(begin)
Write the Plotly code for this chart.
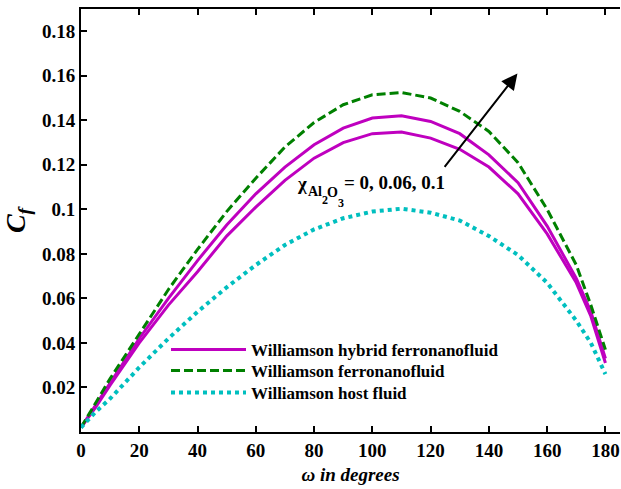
import plotly.graph_objects as go

omega = [0, 5, 10, 20, 30, 40, 50, 60, 70, 80, 90, 100, 110, 120, 130, 140, 150, 160, 170, 175, 180]

hybrid_high = [0.002, 0.012, 0.022, 0.042, 0.060, 0.077, 0.093, 0.107, 0.119, 0.129, 0.1365, 0.141,
               0.142, 0.1395, 0.134, 0.1245, 0.112, 0.0925, 0.069, 0.054, 0.033]
hybrid_low = [0.002, 0.011, 0.021, 0.040, 0.057, 0.072, 0.088, 0.101, 0.113, 0.123, 0.130, 0.134,
              0.1347, 0.132, 0.127, 0.119, 0.107, 0.089, 0.067, 0.052, 0.031]
ferro = [0.002, 0.013, 0.024, 0.044, 0.064, 0.082, 0.099, 0.114, 0.128, 0.139, 0.147, 0.1515,
         0.1525, 0.150, 0.144, 0.135, 0.121, 0.100, 0.075, 0.057, 0.037]
host = [0.002, 0.009, 0.015, 0.029, 0.042, 0.054, 0.065, 0.075, 0.084, 0.091, 0.096, 0.099,
        0.1003, 0.0985, 0.095, 0.088, 0.0795, 0.067, 0.050, 0.040, 0.026]

x_ticks = [0, 20, 40, 60, 80, 100, 120, 140, 160, 180]
y_ticks = [0.02, 0.04, 0.06, 0.08, 0.1, 0.12, 0.14, 0.16, 0.18]
y_ticklabels = ["0.02", "0.04", "0.06", "0.08", "0.1", "0.12", "0.14", "0.16", "0.18"]

MAG = "#BF00BF"
GRN = "#008000"
CYN = "#00BFBF"
FONT = "Liberation Serif"

def f(size):
    return dict(family=FONT, size=size, color="black", weight="bold")

fig = go.Figure()
fig.add_trace(go.Scatter(x=omega, y=hybrid_low, mode="lines", line=dict(color=MAG, width=3),
                         showlegend=False))
fig.add_trace(go.Scatter(x=omega, y=hybrid_high, mode="lines", line=dict(color=MAG, width=3),
                         name="Williamson hybrid ferronanofluid", legend="legend"))
fig.add_trace(go.Scatter(x=omega, y=ferro, mode="lines", line=dict(color=GRN, width=3, dash="9px,4px"),
                         name="Williamson ferronanofluid", legend="legend2"))
fig.add_trace(go.Scatter(x=omega, y=host, mode="lines", line=dict(color=CYN, width=4, dash="4px,4px"),
                         name="Williamson host fluid", legend="legend3"))

# annotation arrow
fig.add_annotation(x=149.8, y=0.161, ax=124.4, ay=0.1184, xref="x", yref="y", axref="x", ayref="y",
                   text="", showarrow=True, arrowhead=2, arrowsize=1.6, arrowwidth=2, arrowcolor="black")

def px_to_paper(px, py):
    return (px - 81) / 539, (432 - py) / 423

annots = [
    ("χ", 302, 183, 19),
    ("Al", 315, 192, 14),
    ("2", 325, 200, 12),
    ("O", 332, 193, 14),
    ("3", 341, 203, 12),
    ("= 0, 0.06, 0.1", 394, 182, 19),
]
for t, px, py, sz in annots:
    xp, yp = px_to_paper(px, py)
    fig.add_annotation(x=xp, y=yp, xref="paper", yref="paper", text=t, showarrow=False,
                       xanchor="center", yanchor="middle", font=f(sz))

def leg(top):
    lx, ly = px_to_paper(166, top)
    return dict(x=lx, y=ly, xanchor="left", yanchor="top", bgcolor="rgba(0,0,0,0)",
                font=f(17), itemwidth=75)

fig.update_layout(
    width=621, height=489,
    margin=dict(l=81, r=1, t=9, b=57),
    paper_bgcolor="white", plot_bgcolor="white",
    showlegend=True,
    legend=leg(332), legend2=leg(353), legend3=leg(375),
    font=dict(family=FONT, color="black"),
)

fig.update_xaxes(range=[0, 185], tickvals=x_ticks, ticks="inside", ticklen=6, tickwidth=1.5,
                 tickcolor="black", showline=True, linewidth=2, linecolor="black", mirror="allticks",
                 showgrid=False, zeroline=False, tickfont=f(19),
                 title=dict(text="<i>ω in degrees</i>", standoff=8, font=f(19)))
fig.update_yaxes(range=[0, 0.19], tickvals=y_ticks, ticktext=y_ticklabels, ticks="inside", ticklen=6,
                 tickwidth=1.5, tickcolor="black", showline=True, linewidth=2, linecolor="black",
                 mirror=False, showgrid=False, zeroline=False, tickfont=f(19),
                 title=dict(text="<i>C<sub>f</sub></i>", standoff=14, font=f(28)))

fig.write_html("out.html")
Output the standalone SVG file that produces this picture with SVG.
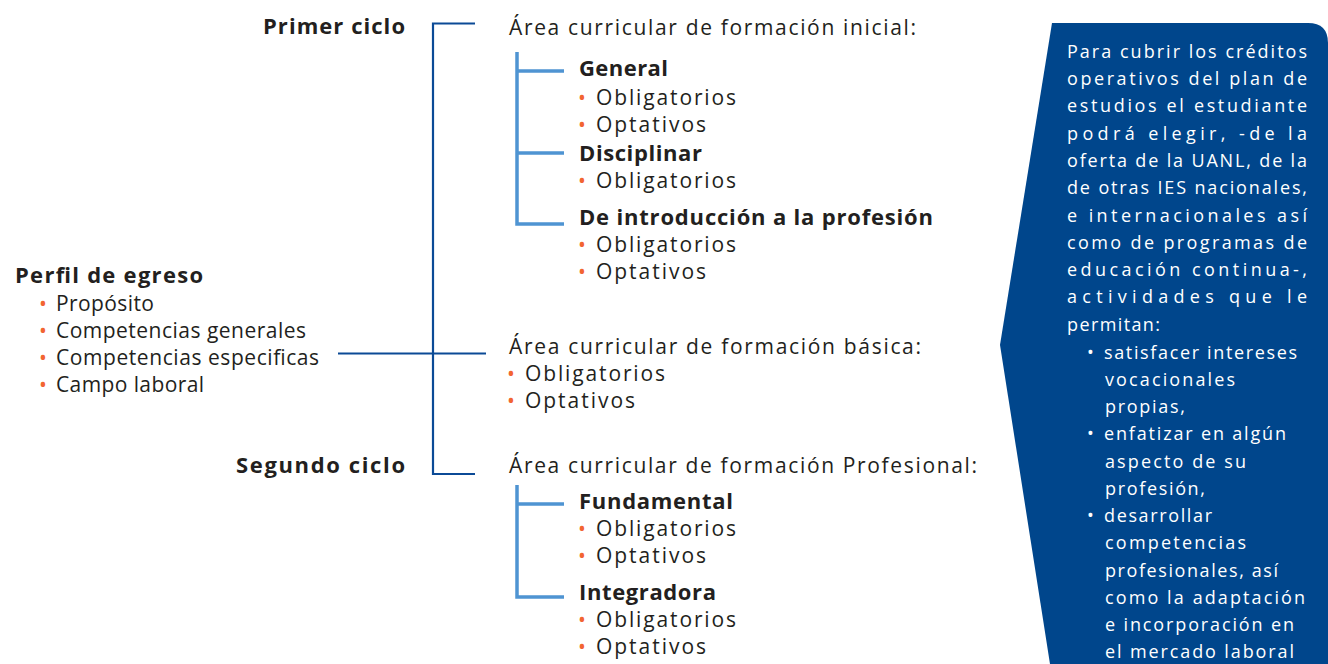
(end)
Directions for this task —
Repeat the listing in full and exactly. Leave any pictures out.

Written reply —
Write the Plotly code for this chart.
import plotly.graph_objects as go

omega = [0, 5, 10, 20, 30, 40, 50, 60, 70, 80, 90, 100, 110, 120, 130, 140, 150, 160, 170, 175, 180]

hybrid_high = [0.002, 0.012, 0.022, 0.042, 0.060, 0.077, 0.093, 0.107, 0.119, 0.129, 0.1365, 0.141,
               0.142, 0.1395, 0.134, 0.1245, 0.112, 0.0925, 0.069, 0.054, 0.033]
hybrid_low = [0.002, 0.011, 0.021, 0.040, 0.057, 0.072, 0.088, 0.101, 0.113, 0.123, 0.130, 0.134,
              0.1347, 0.132, 0.127, 0.119, 0.107, 0.089, 0.067, 0.052, 0.031]
ferro = [0.002, 0.013, 0.024, 0.044, 0.064, 0.082, 0.099, 0.114, 0.128, 0.139, 0.147, 0.1515,
         0.1525, 0.150, 0.144, 0.135, 0.121, 0.100, 0.075, 0.057, 0.037]
host = [0.002, 0.009, 0.015, 0.029, 0.042, 0.054, 0.065, 0.075, 0.084, 0.091, 0.096, 0.099,
        0.1003, 0.0985, 0.095, 0.088, 0.0795, 0.067, 0.050, 0.040, 0.026]

x_ticks = [0, 20, 40, 60, 80, 100, 120, 140, 160, 180]
y_ticks = [0.02, 0.04, 0.06, 0.08, 0.1, 0.12, 0.14, 0.16, 0.18]
y_ticklabels = ["0.02", "0.04", "0.06", "0.08", "0.1", "0.12", "0.14", "0.16", "0.18"]

MAG = "#BF00BF"
GRN = "#008000"
CYN = "#00BFBF"
FONT = "Liberation Serif"

def f(size):
    return dict(family=FONT, size=size, color="black", weight="bold")

fig = go.Figure()
fig.add_trace(go.Scatter(x=omega, y=hybrid_low, mode="lines", line=dict(color=MAG, width=3),
                         showlegend=False))
fig.add_trace(go.Scatter(x=omega, y=hybrid_high, mode="lines", line=dict(color=MAG, width=3),
                         name="Williamson hybrid ferronanofluid", legend="legend"))
fig.add_trace(go.Scatter(x=omega, y=ferro, mode="lines", line=dict(color=GRN, width=3, dash="9px,4px"),
                         name="Williamson ferronanofluid", legend="legend2"))
fig.add_trace(go.Scatter(x=omega, y=host, mode="lines", line=dict(color=CYN, width=4, dash="4px,4px"),
                         name="Williamson host fluid", legend="legend3"))

# annotation arrow
fig.add_annotation(x=149.8, y=0.161, ax=124.4, ay=0.1184, xref="x", yref="y", axref="x", ayref="y",
                   text="", showarrow=True, arrowhead=2, arrowsize=1.6, arrowwidth=2, arrowcolor="black")

def px_to_paper(px, py):
    return (px - 81) / 539, (432 - py) / 423

annots = [
    ("χ", 302, 183, 19),
    ("Al", 315, 192, 14),
    ("2", 325, 200, 12),
    ("O", 332, 193, 14),
    ("3", 341, 203, 12),
    ("= 0, 0.06, 0.1", 394, 182, 19),
]
for t, px, py, sz in annots:
    xp, yp = px_to_paper(px, py)
    fig.add_annotation(x=xp, y=yp, xref="paper", yref="paper", text=t, showarrow=False,
                       xanchor="center", yanchor="middle", font=f(sz))

def leg(top):
    lx, ly = px_to_paper(166, top)
    return dict(x=lx, y=ly, xanchor="left", yanchor="top", bgcolor="rgba(0,0,0,0)",
                font=f(17), itemwidth=75)

fig.update_layout(
    width=621, height=489,
    margin=dict(l=81, r=1, t=9, b=57),
    paper_bgcolor="white", plot_bgcolor="white",
    showlegend=True,
    legend=leg(332), legend2=leg(353), legend3=leg(375),
    font=dict(family=FONT, color="black"),
)

fig.update_xaxes(range=[0, 185], tickvals=x_ticks, ticks="inside", ticklen=6, tickwidth=1.5,
                 tickcolor="black", showline=True, linewidth=2, linecolor="black", mirror="allticks",
                 showgrid=False, zeroline=False, tickfont=f(19),
                 title=dict(text="<i>ω in degrees</i>", standoff=8, font=f(19)))
fig.update_yaxes(range=[0, 0.19], tickvals=y_ticks, ticktext=y_ticklabels, ticks="inside", ticklen=6,
                 tickwidth=1.5, tickcolor="black", showline=True, linewidth=2, linecolor="black",
                 mirror=False, showgrid=False, zeroline=False, tickfont=f(19),
                 title=dict(text="<i>C<sub>f</sub></i>", standoff=14, font=f(28)))

fig.write_html("out.html")
Output the standalone SVG file that produces this picture with SVG.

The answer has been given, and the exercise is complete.